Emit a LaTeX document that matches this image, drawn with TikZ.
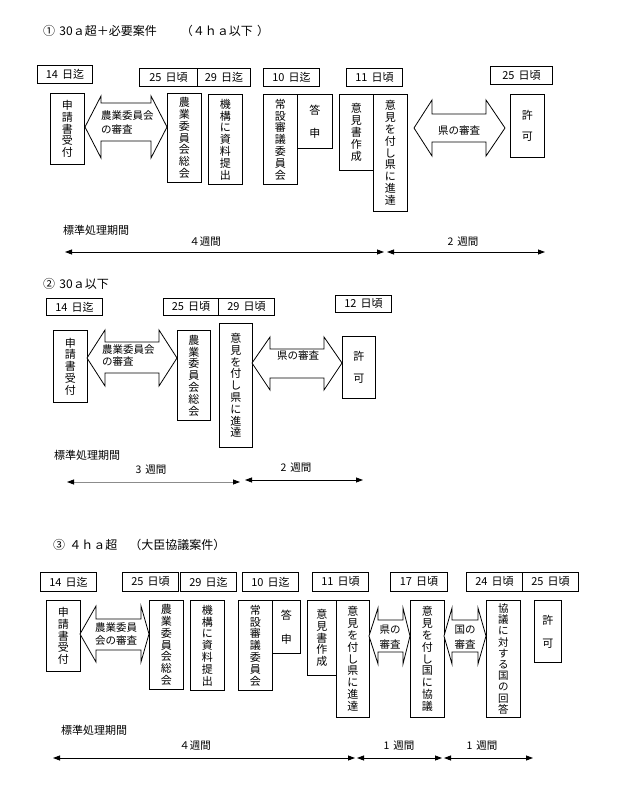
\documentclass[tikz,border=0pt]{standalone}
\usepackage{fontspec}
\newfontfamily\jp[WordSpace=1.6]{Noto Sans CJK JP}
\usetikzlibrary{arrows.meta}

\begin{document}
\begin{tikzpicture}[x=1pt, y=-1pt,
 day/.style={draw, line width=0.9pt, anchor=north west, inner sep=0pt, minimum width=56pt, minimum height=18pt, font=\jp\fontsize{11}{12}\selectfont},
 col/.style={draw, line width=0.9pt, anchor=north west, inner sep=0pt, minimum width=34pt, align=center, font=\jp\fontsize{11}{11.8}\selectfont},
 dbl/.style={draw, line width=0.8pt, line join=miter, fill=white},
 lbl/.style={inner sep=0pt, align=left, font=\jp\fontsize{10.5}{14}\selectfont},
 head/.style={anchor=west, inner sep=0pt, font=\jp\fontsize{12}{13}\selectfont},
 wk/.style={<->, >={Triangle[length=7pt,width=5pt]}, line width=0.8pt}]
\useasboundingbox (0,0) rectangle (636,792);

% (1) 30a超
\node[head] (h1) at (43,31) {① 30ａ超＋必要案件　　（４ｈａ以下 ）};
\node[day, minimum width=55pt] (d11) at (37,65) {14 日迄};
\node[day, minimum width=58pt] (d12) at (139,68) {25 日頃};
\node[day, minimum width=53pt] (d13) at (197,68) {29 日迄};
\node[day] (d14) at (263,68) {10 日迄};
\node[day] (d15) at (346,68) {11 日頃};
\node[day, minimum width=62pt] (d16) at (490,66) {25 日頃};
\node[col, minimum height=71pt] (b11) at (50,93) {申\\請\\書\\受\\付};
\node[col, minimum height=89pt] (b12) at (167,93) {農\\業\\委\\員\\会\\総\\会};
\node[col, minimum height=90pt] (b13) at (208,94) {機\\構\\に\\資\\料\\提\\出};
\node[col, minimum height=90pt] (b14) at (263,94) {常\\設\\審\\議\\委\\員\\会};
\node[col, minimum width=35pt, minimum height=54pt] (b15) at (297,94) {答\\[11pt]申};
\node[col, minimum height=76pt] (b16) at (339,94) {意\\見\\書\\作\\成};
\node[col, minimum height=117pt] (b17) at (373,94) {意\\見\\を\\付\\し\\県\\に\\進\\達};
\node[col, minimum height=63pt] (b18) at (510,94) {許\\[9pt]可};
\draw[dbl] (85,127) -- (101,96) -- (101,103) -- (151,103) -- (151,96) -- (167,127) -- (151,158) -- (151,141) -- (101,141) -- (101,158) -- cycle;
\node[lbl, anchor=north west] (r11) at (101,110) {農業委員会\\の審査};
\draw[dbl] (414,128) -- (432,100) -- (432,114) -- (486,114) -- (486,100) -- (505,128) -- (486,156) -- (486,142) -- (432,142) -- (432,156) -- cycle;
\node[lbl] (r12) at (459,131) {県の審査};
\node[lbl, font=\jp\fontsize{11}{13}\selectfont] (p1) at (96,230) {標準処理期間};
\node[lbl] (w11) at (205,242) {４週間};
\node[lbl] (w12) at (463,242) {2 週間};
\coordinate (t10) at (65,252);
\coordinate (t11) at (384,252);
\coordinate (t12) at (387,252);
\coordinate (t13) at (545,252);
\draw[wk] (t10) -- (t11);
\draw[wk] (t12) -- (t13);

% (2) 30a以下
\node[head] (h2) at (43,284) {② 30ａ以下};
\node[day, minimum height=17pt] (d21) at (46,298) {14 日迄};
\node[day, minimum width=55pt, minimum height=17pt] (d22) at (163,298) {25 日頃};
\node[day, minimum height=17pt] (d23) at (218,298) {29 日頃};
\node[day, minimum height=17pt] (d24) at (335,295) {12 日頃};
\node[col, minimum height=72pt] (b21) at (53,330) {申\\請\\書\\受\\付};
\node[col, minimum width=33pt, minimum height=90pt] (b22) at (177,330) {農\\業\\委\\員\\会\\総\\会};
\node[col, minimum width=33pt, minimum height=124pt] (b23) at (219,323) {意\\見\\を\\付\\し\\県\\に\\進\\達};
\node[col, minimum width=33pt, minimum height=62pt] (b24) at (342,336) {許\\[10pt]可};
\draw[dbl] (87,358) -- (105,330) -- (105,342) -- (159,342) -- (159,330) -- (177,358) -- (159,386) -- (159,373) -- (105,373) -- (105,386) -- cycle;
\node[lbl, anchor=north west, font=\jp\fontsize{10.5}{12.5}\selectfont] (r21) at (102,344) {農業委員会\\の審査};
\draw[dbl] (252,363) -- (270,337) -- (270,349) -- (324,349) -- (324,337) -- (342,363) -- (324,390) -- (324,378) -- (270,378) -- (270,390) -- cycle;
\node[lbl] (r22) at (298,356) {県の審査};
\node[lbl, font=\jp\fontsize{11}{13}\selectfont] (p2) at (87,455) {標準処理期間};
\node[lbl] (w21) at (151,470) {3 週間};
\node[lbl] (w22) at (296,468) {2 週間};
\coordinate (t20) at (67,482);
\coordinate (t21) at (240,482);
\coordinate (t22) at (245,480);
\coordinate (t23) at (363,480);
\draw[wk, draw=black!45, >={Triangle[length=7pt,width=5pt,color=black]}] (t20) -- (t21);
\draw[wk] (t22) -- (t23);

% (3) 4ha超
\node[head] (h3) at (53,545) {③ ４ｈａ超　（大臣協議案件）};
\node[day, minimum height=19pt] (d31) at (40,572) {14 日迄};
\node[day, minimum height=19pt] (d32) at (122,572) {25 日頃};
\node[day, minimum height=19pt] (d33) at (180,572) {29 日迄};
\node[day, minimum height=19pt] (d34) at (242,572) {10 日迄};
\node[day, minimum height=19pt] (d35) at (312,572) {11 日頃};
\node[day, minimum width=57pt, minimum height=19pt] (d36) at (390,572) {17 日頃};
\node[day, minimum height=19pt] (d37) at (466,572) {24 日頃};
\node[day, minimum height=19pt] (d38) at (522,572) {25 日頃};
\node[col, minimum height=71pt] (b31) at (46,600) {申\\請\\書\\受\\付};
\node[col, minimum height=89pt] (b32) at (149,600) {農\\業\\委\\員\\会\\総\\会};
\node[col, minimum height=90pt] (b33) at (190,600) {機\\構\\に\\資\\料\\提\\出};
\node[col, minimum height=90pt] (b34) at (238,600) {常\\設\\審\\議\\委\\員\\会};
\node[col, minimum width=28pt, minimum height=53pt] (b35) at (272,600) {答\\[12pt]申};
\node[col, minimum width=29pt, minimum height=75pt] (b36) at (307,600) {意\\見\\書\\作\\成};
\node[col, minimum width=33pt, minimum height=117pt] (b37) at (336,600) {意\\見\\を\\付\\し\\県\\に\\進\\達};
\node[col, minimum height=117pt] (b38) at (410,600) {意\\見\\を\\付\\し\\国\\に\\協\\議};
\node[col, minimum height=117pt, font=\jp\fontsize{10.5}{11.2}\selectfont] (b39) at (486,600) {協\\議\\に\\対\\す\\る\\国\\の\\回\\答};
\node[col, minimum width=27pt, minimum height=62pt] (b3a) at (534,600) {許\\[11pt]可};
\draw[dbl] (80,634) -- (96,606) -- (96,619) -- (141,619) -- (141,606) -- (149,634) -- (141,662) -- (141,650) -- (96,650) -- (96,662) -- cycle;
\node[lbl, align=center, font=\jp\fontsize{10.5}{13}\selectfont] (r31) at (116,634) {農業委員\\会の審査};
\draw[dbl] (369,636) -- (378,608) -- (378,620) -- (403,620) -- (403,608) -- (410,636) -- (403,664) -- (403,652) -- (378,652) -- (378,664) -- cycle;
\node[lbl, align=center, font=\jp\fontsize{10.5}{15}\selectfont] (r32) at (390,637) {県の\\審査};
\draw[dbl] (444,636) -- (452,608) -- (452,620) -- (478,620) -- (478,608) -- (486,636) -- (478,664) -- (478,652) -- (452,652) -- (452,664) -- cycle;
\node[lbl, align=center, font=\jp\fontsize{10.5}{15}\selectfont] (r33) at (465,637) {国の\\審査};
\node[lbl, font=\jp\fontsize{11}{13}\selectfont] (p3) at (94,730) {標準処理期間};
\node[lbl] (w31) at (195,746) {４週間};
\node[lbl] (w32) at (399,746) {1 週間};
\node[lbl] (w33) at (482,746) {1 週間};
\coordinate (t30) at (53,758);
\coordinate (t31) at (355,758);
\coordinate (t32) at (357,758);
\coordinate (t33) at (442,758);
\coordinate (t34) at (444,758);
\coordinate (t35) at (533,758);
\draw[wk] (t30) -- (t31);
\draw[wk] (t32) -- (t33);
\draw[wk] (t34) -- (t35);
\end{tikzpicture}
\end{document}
◆ ◆ ◆ ◆ ◆
▸ **WHAT IS BEING ASKED**:
Repeat only the lines from the beginning of the material through the line containing "(0,0) rectangle (636,792);", both ends kept, leaving pictures out.

▸ **TASK OUTPUT**:
Emit a LaTeX document that matches this image, drawn with TikZ.
\documentclass[tikz,border=0pt]{standalone}
\usepackage{fontspec}
\newfontfamily\jp[WordSpace=1.6]{Noto Sans CJK JP}
\usetikzlibrary{arrows.meta}

\begin{document}
\begin{tikzpicture}[x=1pt, y=-1pt,
 day/.style={draw, line width=0.9pt, anchor=north west, inner sep=0pt, minimum width=56pt, minimum height=18pt, font=\jp\fontsize{11}{12}\selectfont},
 col/.style={draw, line width=0.9pt, anchor=north west, inner sep=0pt, minimum width=34pt, align=center, font=\jp\fontsize{11}{11.8}\selectfont},
 dbl/.style={draw, line width=0.8pt, line join=miter, fill=white},
 lbl/.style={inner sep=0pt, align=left, font=\jp\fontsize{10.5}{14}\selectfont},
 head/.style={anchor=west, inner sep=0pt, font=\jp\fontsize{12}{13}\selectfont},
 wk/.style={<->, >={Triangle[length=7pt,width=5pt]}, line width=0.8pt}]
\useasboundingbox (0,0) rectangle (636,792);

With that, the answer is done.